The downside of that was that when Still House ended I didn’t have a rapport with collectors and gallerists to go on and transition into something more permanent. Also, [you need to] strike while the iron’s hot. There was a time we were getting hit up to get representation by different galleries for different artists. But, to our demise, we were a little too puffy-chested about maintaining this DIY approach, saying, ‘We don’t need you…’ We didn’t need them when things were flying off the press because the industry was having a market boom, [but] as soon as that subsided we needed the support system of these larger institutions to carry [us] through the lull… if one can be positive about all of this, the work that came into trend afterwards was kind of exciting to me. Everyone under the sun decided they were an artist because it was relatively formulaic and easy to find an algorithm to make something look like art. What was hot in art was purposely minimal simplistic aesthetics. It was all just, ‘Throw my wet toilet paper at this canvas.’
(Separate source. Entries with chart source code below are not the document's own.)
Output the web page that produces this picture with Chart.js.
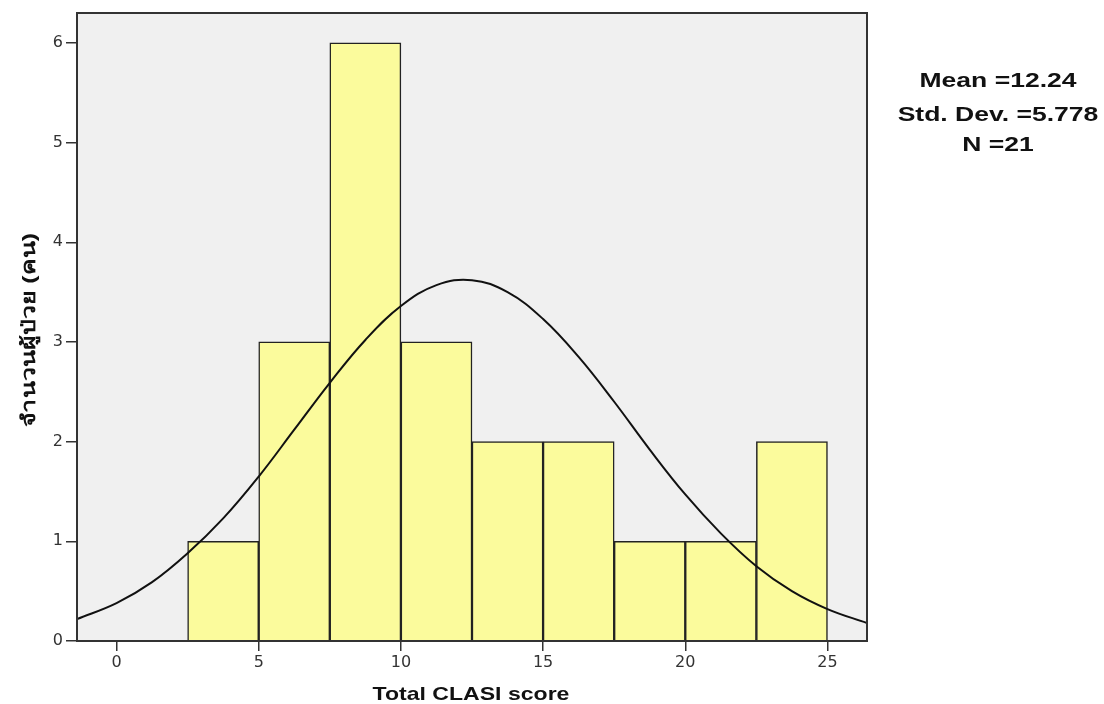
<!DOCTYPE html>
<html>
<head>
<meta charset="utf-8">
<script src="https://cdn.jsdelivr.net/npm/chart.js@4.4.1/dist/chart.umd.min.js"></script>
<style>
  html, body { margin: 0; padding: 0; background: #fff; }
  #wrap { width: 1104px; height: 704px; }
</style>
</head>
<body>
<div id="wrap"><canvas id="chart" width="1104" height="704"></canvas></div>
<script>
// histogram bins (centre of each 2.5 wide bin) and counts
const binCentres = [3.75, 6.25, 8.75, 11.25, 13.75, 16.25, 18.75, 21.25, 23.75]
const binCounts = [1, 3, 6, 3, 2, 2, 1, 1, 2]

// fitted normal curve
const curveX = [-1.39, 0, 1.25, 2.5, 3.75, 5, 6.25, 7.5, 8.75, 10, 11.25, 12.5, 13.75, 15, 16.25, 17.5, 18.75, 20, 21.25, 22.5, 23.75, 25, 26.39]
const curveY = [0.22, 0.38, 0.59, 0.88, 1.23, 1.65, 2.12, 2.59, 3.02, 3.36, 3.57, 3.62, 3.5, 3.23, 2.85, 2.4, 1.92, 1.47, 1.08, 0.75, 0.5, 0.32, 0.18]

const xTicks = [0, 5, 10, 15, 20, 25]
const yTicks = [0, 1, 2, 3, 4, 5, 6]

const xTitle = 'Total CLASI score'
const yTitle = 'จำนวนผู้ป่วย (คน)'
const statsLines = ['Mean =12.24', 'Std. Dev. =5.778', 'N =21']

const FONT = "'Liberation Sans', Arial, sans-serif"

// the original picture is stretched sideways, so the texts are drawn wider
function wideText(ctx, text, x, y, sx) {
  ctx.save()
  ctx.translate(x, y)
  ctx.scale(sx, 1)
  ctx.fillText(text, 0, 0)
  ctx.restore()
}

const frame = {
  id: 'frame',
  beforeDatasetsDraw(chart) {
    const { ctx, chartArea: a } = chart
    ctx.save()
    ctx.fillStyle = '#f0f0f0'
    ctx.fillRect(a.left, a.top, a.right - a.left, a.bottom - a.top)
    ctx.restore()
  },
  afterDatasetsDraw(chart) {
    const { ctx, chartArea: a } = chart
    ctx.save()
    ctx.strokeStyle = '#333'
    ctx.lineWidth = 2
    ctx.strokeRect(a.left, a.top, a.right - a.left, a.bottom - a.top)
    ctx.restore()
  },
  afterDraw(chart) {
    const { ctx, chartArea: a } = chart
    ctx.save()
    ctx.fillStyle = '#111'
    ctx.textAlign = 'center'
    ctx.textBaseline = 'alphabetic'

    ctx.font = 'bold 19.5px ' + FONT
    const base = [87, 121, 151]
    statsLines.forEach((t, i) => wideText(ctx, t, 998, base[i], 1.36))

    ctx.font = 'bold 18.6px ' + FONT
    wideText(ctx, xTitle, (a.left + a.right) / 2 - 1, 700, 1.24)

    // y title, rotated, stretched to the reference length
    ctx.font = 'bold 19px ' + FONT
    const w = ctx.measureText(yTitle).width
    ctx.translate(35, (a.top + a.bottom) / 2 + 3)
    ctx.rotate(-Math.PI / 2)
    ctx.scale(194 / w, 1)
    ctx.fillText(yTitle, 0, 0)
    ctx.restore()
  }
}

new Chart(document.getElementById('chart').getContext('2d'), {
  type: 'bar',
  data: {
    datasets: [
      {
        type: 'line',
        data: curveX.map((x, i) => ({ x, y: curveY[i] })),
        borderColor: '#111',
        borderWidth: 2,
        pointRadius: 0,
        tension: 0.4,
        fill: false,
        order: 0
      },
      {
        type: 'bar',
        data: binCentres.map((x, i) => ({ x, y: binCounts[i] })),
        backgroundColor: '#fbfb9c',
        borderColor: '#222',
        borderWidth: 1.5,
        barPercentage: 1,
        categoryPercentage: 1,
        order: 1
      }
    ]
  },
  options: {
    responsive: false,
    animation: false,
    layout: { padding: { left: 0, right: 237, top: 13, bottom: 0 } },
    plugins: { legend: { display: false }, tooltip: { enabled: false } },
    scales: {
      x: {
        type: 'linear',
        min: -1.39,
        max: 26.39,
        offset: false,
        afterBuildTicks: s => { s.ticks = xTicks.map(v => ({ value: v })) },
        afterFit: s => { s.height = 63 },
        grid: { offset: false, drawOnChartArea: false, drawTicks: true, tickLength: 10, color: '#333', lineWidth: 1.5 },
        border: { display: false },
        ticks: { color: '#333', font: { family: "'DejaVu Sans', sans-serif", size: 16 }, padding: 2 },
        title: { display: false }
      },
      y: {
        min: 0,
        max: 6.3,
        afterBuildTicks: s => { s.ticks = yTicks.map(v => ({ value: v })) },
        afterFit: s => { s.width = 77 },
        grid: { drawOnChartArea: false, drawTicks: true, tickLength: 11, color: '#333', lineWidth: 1.5 },
        border: { display: false },
        ticks: { color: '#333', font: { family: "'DejaVu Sans', sans-serif", size: 16 }, padding: 3 },
        title: { display: false }
      }
    }
  },
  plugins: [frame]
})
</script>
</body>
</html>
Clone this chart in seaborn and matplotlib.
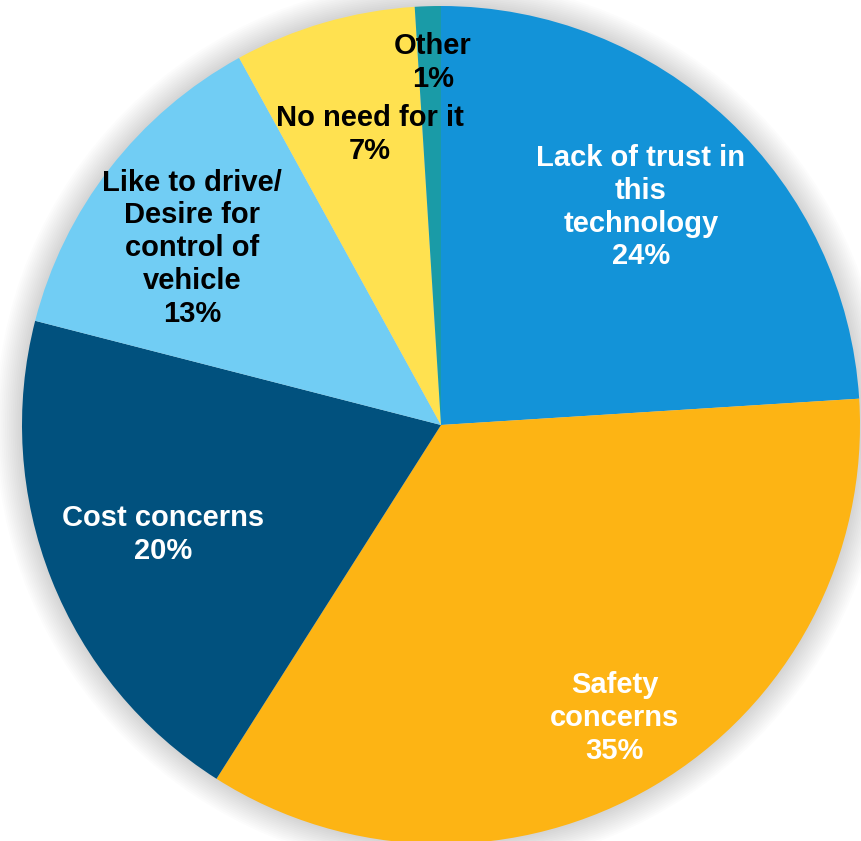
import matplotlib
matplotlib.use("Agg")
import matplotlib.pyplot as plt
from matplotlib.patches import Circle
import seaborn as sns

# Reasons for not wanting a self-driving vehicle (share of respondents)
categories = [
    "Lack of trust in\nthis\ntechnology",
    "Safety\nconcerns",
    "Cost concerns",
    "Like to drive/\nDesire for\ncontrol of\nvehicle",
    "No need for it",
    "Other",
]
shares = [24, 35, 20, 13, 7, 1]

slice_colors = ["#1393D8", "#FDB414", "#01517E", "#71CDF4", "#FFE150", "#1A9BA7"]
label_colors = ["white", "white", "white", "black", "black", "black"]
# label anchor points in pie units (centre = 0,0, radius = 1)
label_xy = [(0.477, 0.520), (0.415, -0.700), (-0.663, -0.262),
            (-0.594, 0.422), (-0.169, 0.694), (-0.019, 0.866)]

sns.set_theme(style="white")
plt.rcParams["font.family"] = ["Liberation Sans", "DejaVu Sans"]

W, H, DPI = 861, 841, 100
fig = plt.figure(figsize=(W / DPI, H / DPI), dpi=DPI)
ax = fig.add_axes([0, 0, 1, 1])

palette = sns.color_palette(slice_colors)
wedges, _ = ax.pie(
    shares,
    colors=palette,
    startangle=90,
    counterclock=False,
    radius=1.0,
    wedgeprops=dict(linewidth=0),
)

# soft glow around the pie
for i in range(14):
    r = 1.0 + 0.0045 * (i + 1)
    ax.add_patch(Circle((0, 0), r, facecolor="black", edgecolor="none",
                        alpha=0.012, zorder=0))

for text, (x, y), c in zip(
        [f"{cat}\n{v}%" for cat, v in zip(categories, shares)],
        label_xy, label_colors):
    ax.text(x, y, text, ha="center", va="center", color=c,
            fontsize=21, fontweight="bold", linespacing=1.22, zorder=5)

scale = 419.0
cx, cy = 441.0, 425.0
ax.set_xlim(-cx / scale, (W - cx) / scale)
ax.set_ylim(-(H - cy) / scale, cy / scale)
ax.set_aspect("equal", adjustable="box")
ax.axis("off")

fig.savefig("out.png", dpi=DPI, facecolor="white")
As things shifted [towards figuration], even though I knew there wasn’t going to be a market for me because I wasn’t much of a participant in the industry at this point, I was kind of happy to see more outsider art—more labor-intensive nerd art. More power to [these new artists], because at least the cool kids have to take a break for a little bit. At least there’s room for these people that otherwise really didn’t see opportunity in art to be celebrated, because gallerists and all these evil motherfuckers were going to capitalize on whatever was hot. And if I have to take the backseat for a while I don’t care…I hope that [my work] has another time under the sun but I can’t curate culture. I can’t chase what’s hot. I can only be me and do what I do and hope that the rate at which my funds dry up is not faster than the rate at which the desire for what I do comes back.